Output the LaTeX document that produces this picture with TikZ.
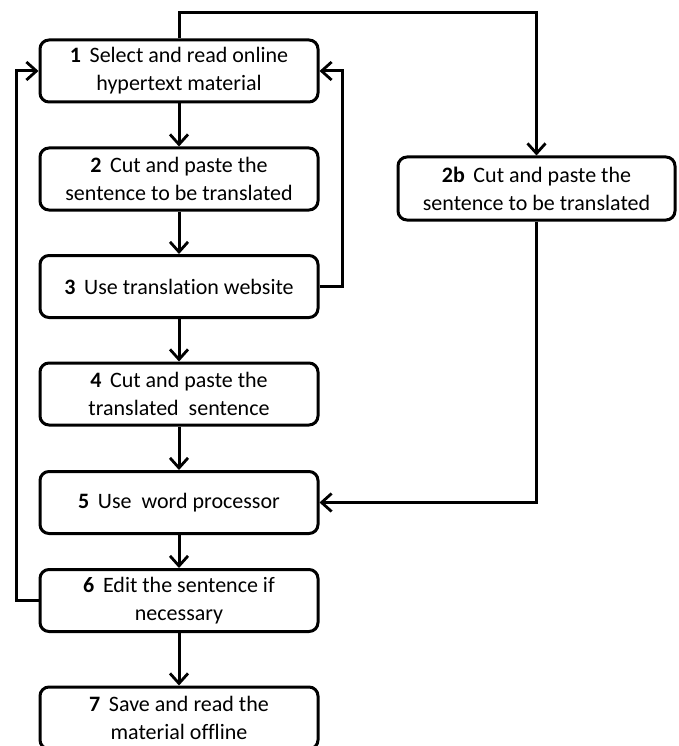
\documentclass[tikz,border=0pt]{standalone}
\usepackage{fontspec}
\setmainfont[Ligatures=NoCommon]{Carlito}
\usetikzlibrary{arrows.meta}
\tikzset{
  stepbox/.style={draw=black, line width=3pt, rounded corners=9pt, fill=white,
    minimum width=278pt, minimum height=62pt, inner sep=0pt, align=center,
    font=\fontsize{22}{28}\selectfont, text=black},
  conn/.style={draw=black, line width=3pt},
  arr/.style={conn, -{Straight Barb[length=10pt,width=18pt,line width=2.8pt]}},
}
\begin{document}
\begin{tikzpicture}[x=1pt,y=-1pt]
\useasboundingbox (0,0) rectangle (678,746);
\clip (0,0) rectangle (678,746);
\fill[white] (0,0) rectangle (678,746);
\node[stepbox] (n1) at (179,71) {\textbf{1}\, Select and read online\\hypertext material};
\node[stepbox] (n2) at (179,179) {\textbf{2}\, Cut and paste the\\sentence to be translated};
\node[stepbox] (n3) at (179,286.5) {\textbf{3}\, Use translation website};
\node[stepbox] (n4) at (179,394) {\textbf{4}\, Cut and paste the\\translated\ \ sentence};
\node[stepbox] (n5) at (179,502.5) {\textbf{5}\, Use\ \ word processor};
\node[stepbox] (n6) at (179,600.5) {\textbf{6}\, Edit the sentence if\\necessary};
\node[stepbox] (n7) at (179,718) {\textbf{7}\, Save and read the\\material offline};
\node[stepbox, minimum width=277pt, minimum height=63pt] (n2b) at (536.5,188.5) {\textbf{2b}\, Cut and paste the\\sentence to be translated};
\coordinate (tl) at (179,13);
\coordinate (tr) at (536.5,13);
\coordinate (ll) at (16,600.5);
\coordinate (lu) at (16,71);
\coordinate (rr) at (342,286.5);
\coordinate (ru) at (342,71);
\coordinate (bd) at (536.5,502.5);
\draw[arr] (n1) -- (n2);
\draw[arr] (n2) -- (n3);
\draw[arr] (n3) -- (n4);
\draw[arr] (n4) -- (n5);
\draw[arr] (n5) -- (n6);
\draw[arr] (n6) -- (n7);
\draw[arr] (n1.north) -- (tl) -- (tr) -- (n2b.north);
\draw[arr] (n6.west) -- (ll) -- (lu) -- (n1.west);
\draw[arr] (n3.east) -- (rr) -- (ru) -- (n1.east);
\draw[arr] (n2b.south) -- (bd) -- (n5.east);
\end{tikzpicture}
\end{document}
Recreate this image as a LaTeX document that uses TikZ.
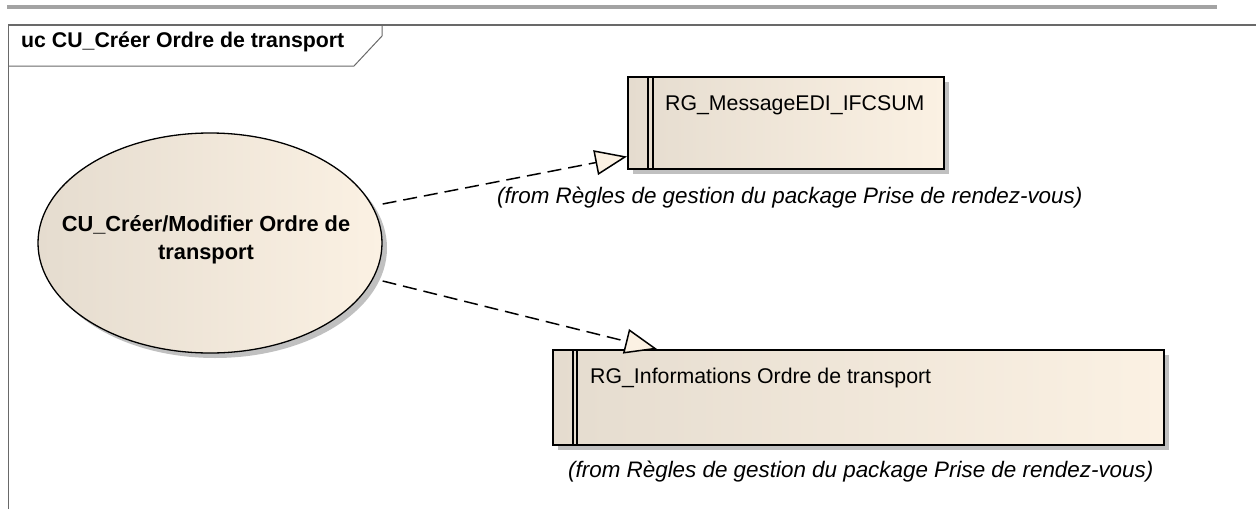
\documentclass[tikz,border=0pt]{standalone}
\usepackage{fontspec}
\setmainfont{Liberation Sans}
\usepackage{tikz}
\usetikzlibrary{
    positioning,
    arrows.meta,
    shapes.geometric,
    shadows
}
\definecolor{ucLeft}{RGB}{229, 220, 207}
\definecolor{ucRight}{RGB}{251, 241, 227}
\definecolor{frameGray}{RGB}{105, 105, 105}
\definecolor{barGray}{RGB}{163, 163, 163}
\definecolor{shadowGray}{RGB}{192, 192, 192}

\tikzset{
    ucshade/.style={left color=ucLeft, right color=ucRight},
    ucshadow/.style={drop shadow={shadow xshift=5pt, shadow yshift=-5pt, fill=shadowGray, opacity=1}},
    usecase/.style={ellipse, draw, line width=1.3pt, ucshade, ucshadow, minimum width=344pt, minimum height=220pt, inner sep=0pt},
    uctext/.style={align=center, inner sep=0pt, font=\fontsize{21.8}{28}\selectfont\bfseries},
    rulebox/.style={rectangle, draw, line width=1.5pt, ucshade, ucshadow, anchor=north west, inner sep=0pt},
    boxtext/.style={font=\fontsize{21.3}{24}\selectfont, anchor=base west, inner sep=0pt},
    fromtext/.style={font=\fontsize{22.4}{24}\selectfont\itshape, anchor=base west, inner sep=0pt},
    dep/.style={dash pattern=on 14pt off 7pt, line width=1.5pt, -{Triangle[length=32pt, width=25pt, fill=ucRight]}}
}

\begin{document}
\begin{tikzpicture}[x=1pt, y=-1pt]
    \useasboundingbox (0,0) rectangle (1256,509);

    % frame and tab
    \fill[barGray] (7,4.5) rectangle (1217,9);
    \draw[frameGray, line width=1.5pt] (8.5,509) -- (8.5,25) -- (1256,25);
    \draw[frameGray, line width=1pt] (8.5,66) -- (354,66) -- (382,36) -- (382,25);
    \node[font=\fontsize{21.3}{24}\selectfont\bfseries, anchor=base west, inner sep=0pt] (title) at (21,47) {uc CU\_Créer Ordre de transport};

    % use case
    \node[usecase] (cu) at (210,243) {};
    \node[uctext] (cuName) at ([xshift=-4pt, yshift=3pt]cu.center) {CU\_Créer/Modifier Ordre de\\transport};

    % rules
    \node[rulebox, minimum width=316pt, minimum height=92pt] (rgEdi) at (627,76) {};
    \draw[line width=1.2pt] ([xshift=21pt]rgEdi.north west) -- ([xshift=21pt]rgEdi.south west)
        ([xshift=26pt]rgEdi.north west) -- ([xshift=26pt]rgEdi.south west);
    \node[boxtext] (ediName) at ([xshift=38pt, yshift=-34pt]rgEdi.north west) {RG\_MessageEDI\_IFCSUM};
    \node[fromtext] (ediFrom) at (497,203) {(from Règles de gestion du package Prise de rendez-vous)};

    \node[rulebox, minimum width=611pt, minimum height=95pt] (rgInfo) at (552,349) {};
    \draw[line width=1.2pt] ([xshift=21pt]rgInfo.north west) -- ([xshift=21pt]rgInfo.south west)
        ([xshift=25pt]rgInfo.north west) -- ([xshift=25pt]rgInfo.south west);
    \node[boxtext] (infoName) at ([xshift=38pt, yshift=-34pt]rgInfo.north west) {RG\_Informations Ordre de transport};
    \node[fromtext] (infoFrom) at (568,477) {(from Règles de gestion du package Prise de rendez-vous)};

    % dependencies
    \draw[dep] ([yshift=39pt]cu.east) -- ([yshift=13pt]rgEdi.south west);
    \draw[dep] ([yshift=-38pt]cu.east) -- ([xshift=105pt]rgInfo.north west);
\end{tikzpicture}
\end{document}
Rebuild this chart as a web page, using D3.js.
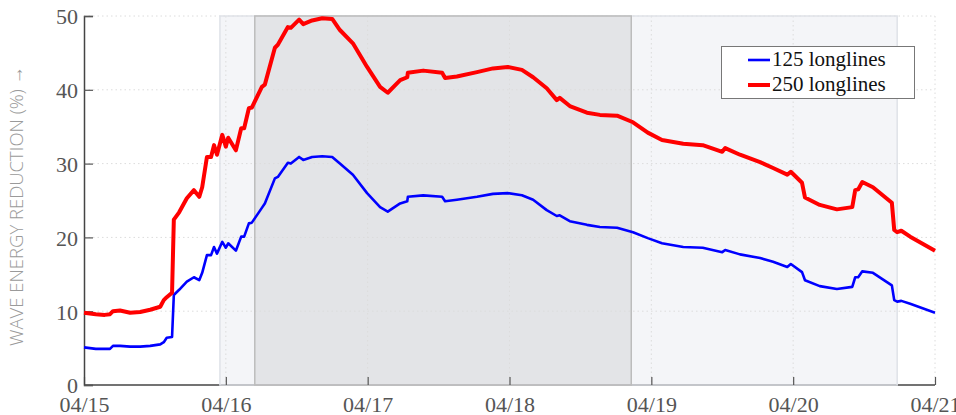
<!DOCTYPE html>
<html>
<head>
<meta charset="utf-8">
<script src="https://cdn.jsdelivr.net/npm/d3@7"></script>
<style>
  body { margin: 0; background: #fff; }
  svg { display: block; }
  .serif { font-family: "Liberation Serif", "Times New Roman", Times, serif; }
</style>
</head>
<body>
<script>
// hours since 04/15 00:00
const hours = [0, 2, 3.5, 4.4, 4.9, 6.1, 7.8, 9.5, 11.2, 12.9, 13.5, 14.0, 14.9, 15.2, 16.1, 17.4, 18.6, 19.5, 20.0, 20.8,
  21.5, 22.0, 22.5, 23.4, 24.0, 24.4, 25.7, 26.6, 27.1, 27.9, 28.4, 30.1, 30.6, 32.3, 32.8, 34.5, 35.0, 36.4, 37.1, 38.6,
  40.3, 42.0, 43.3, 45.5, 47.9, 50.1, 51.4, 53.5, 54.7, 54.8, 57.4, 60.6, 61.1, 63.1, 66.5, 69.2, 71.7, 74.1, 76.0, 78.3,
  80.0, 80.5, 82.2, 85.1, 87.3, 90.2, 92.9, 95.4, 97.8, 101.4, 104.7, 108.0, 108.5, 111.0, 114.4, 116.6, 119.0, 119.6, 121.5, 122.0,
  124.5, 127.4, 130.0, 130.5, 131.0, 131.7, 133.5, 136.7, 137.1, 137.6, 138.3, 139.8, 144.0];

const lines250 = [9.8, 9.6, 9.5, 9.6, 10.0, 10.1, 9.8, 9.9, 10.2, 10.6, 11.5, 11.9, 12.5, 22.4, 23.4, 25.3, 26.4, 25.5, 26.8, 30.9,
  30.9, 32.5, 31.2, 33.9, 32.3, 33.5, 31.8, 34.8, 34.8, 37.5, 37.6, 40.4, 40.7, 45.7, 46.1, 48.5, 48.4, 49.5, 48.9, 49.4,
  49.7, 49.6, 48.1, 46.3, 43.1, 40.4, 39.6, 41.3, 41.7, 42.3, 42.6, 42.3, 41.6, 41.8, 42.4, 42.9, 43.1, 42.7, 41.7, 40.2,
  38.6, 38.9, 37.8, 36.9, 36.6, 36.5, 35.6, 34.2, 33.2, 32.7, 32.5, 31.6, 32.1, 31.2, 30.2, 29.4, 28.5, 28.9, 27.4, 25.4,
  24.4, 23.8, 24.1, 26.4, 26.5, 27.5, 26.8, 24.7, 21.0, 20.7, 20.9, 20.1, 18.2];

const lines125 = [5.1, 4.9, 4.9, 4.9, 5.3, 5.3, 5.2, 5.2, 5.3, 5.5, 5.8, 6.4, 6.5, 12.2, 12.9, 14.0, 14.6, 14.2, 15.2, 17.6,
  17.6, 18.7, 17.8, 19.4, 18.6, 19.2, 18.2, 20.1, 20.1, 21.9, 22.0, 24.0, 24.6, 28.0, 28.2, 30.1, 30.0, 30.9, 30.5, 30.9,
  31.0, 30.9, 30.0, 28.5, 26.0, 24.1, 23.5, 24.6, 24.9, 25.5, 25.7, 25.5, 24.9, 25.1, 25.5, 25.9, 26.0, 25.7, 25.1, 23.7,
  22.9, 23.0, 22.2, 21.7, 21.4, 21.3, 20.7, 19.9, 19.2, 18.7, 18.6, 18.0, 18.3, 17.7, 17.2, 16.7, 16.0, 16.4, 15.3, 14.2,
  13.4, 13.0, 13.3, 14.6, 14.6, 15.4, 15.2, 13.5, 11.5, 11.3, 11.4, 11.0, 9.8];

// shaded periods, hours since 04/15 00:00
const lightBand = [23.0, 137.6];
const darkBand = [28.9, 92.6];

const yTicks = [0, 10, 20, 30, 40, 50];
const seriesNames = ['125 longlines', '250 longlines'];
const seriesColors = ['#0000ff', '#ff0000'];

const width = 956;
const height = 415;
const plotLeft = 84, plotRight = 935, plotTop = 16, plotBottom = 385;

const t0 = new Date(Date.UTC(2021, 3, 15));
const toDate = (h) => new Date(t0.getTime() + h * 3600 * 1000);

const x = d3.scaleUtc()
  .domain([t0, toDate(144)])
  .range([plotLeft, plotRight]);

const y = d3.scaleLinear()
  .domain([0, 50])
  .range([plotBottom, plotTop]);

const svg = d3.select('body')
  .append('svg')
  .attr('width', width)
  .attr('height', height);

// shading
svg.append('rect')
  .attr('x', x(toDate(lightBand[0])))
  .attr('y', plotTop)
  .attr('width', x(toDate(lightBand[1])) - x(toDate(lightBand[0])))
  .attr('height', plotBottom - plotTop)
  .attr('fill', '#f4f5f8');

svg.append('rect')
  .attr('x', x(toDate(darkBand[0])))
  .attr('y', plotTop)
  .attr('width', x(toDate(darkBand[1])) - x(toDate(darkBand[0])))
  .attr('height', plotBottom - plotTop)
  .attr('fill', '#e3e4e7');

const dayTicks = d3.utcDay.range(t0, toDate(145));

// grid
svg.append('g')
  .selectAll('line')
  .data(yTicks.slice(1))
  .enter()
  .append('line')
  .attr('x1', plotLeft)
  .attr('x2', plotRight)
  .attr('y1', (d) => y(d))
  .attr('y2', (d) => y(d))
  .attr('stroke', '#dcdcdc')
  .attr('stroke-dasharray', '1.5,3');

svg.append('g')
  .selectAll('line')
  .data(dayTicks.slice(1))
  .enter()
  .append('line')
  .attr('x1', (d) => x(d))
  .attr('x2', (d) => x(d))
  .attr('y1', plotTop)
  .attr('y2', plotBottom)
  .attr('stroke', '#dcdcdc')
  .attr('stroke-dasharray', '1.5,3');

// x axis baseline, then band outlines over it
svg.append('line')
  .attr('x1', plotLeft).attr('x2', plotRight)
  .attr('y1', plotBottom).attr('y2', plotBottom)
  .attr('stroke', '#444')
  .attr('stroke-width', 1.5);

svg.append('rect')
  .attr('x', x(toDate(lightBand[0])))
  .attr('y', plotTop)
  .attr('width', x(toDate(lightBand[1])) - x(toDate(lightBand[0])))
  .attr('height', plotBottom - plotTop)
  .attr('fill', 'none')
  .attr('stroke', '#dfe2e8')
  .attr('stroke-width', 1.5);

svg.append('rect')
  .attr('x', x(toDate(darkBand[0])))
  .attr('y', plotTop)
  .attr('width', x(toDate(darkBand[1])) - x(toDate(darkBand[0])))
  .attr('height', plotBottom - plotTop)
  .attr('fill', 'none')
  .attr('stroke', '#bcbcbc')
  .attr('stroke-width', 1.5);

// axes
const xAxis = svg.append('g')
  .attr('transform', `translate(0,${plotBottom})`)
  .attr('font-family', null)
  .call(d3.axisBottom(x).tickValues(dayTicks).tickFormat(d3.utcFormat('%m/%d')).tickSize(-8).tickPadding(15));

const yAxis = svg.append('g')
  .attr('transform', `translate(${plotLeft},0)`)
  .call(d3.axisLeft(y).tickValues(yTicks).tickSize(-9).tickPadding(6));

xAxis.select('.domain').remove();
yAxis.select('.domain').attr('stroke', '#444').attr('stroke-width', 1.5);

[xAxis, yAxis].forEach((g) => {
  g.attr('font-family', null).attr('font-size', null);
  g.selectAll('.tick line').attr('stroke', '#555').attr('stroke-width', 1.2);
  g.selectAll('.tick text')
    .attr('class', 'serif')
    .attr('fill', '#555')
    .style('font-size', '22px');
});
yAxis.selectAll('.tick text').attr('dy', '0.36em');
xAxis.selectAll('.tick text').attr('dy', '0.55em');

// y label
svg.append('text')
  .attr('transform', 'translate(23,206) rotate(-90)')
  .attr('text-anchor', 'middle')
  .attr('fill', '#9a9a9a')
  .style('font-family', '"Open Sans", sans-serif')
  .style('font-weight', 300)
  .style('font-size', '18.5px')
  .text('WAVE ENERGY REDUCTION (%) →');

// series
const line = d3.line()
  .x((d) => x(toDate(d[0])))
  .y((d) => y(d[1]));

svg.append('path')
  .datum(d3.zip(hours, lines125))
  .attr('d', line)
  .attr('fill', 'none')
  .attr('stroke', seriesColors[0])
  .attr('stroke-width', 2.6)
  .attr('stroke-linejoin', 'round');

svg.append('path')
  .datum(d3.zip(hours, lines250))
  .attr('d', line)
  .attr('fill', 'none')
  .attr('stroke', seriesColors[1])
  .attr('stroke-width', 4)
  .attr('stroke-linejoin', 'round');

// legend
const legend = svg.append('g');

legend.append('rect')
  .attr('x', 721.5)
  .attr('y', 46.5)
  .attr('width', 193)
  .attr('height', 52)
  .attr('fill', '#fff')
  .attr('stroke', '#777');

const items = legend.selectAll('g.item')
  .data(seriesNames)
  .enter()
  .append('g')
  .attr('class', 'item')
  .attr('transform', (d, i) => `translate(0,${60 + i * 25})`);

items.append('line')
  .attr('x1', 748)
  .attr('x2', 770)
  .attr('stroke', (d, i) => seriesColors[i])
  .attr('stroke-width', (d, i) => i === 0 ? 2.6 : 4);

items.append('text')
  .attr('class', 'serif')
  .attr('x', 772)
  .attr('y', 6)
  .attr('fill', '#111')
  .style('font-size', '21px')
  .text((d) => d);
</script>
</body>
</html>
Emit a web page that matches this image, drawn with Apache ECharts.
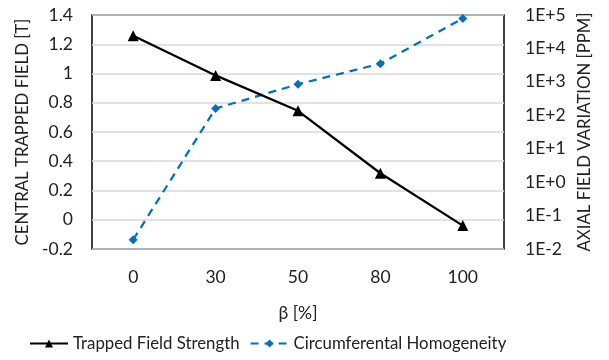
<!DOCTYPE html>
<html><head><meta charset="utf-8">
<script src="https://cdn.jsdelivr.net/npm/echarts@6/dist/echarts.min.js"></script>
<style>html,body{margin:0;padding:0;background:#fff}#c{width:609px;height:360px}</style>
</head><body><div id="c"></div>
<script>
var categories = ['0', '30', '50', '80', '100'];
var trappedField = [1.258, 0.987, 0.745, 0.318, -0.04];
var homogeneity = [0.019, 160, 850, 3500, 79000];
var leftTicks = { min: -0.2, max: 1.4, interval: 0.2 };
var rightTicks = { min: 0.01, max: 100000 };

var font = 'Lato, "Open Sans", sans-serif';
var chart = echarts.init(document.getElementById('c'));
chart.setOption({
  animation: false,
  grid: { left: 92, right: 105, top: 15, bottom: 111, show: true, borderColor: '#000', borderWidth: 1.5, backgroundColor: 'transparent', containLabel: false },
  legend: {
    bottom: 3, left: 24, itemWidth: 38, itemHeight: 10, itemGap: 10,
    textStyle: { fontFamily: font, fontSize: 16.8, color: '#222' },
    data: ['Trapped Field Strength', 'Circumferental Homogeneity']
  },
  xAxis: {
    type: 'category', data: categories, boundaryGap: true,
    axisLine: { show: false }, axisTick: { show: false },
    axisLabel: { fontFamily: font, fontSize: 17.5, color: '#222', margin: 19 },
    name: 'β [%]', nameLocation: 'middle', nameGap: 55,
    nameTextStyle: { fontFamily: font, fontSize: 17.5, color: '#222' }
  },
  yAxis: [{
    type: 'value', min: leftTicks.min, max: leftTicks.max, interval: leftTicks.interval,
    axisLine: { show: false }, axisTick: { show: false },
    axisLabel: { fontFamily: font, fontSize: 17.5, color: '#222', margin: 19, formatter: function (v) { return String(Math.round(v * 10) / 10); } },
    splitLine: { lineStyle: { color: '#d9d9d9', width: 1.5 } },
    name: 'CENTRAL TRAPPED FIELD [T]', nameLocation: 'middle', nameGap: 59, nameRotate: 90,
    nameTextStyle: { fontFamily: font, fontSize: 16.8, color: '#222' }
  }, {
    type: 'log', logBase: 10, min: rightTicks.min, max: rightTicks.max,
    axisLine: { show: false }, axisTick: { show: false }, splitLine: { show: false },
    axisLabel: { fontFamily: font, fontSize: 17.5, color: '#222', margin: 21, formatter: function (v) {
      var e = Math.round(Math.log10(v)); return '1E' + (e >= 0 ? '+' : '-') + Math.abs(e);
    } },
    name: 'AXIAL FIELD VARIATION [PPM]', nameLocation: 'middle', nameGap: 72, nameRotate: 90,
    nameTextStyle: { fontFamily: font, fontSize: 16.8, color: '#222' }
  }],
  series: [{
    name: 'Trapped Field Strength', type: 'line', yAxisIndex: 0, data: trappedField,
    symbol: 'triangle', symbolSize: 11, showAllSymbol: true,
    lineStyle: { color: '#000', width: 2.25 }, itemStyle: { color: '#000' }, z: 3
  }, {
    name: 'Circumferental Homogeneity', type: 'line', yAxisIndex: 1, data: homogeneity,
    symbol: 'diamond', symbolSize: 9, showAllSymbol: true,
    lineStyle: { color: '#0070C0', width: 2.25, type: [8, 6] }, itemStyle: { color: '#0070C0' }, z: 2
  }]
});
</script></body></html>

WRITTEN INSTRUCTION: Quote the lines above exactly, starting with the one that has "Recreate this image" and ending with the one that has "(0,0) rectangle (1256,509);"; drop the pictures and include nothing else.

ANSWER TO THIS EXERCISE:
Recreate this image as a LaTeX document that uses TikZ.
\documentclass[tikz,border=0pt]{standalone}
\usepackage{fontspec}
\setmainfont{Liberation Sans}
\usepackage{tikz}
\usetikzlibrary{
    positioning,
    arrows.meta,
    shapes.geometric,
    shadows
}
\definecolor{ucLeft}{RGB}{229, 220, 207}
\definecolor{ucRight}{RGB}{251, 241, 227}
\definecolor{frameGray}{RGB}{105, 105, 105}
\definecolor{barGray}{RGB}{163, 163, 163}
\definecolor{shadowGray}{RGB}{192, 192, 192}

\tikzset{
    ucshade/.style={left color=ucLeft, right color=ucRight},
    ucshadow/.style={drop shadow={shadow xshift=5pt, shadow yshift=-5pt, fill=shadowGray, opacity=1}},
    usecase/.style={ellipse, draw, line width=1.3pt, ucshade, ucshadow, minimum width=344pt, minimum height=220pt, inner sep=0pt},
    uctext/.style={align=center, inner sep=0pt, font=\fontsize{21.8}{28}\selectfont\bfseries},
    rulebox/.style={rectangle, draw, line width=1.5pt, ucshade, ucshadow, anchor=north west, inner sep=0pt},
    boxtext/.style={font=\fontsize{21.3}{24}\selectfont, anchor=base west, inner sep=0pt},
    fromtext/.style={font=\fontsize{22.4}{24}\selectfont\itshape, anchor=base west, inner sep=0pt},
    dep/.style={dash pattern=on 14pt off 7pt, line width=1.5pt, -{Triangle[length=32pt, width=25pt, fill=ucRight]}}
}

\begin{document}
\begin{tikzpicture}[x=1pt, y=-1pt]
    \useasboundingbox (0,0) rectangle (1256,509);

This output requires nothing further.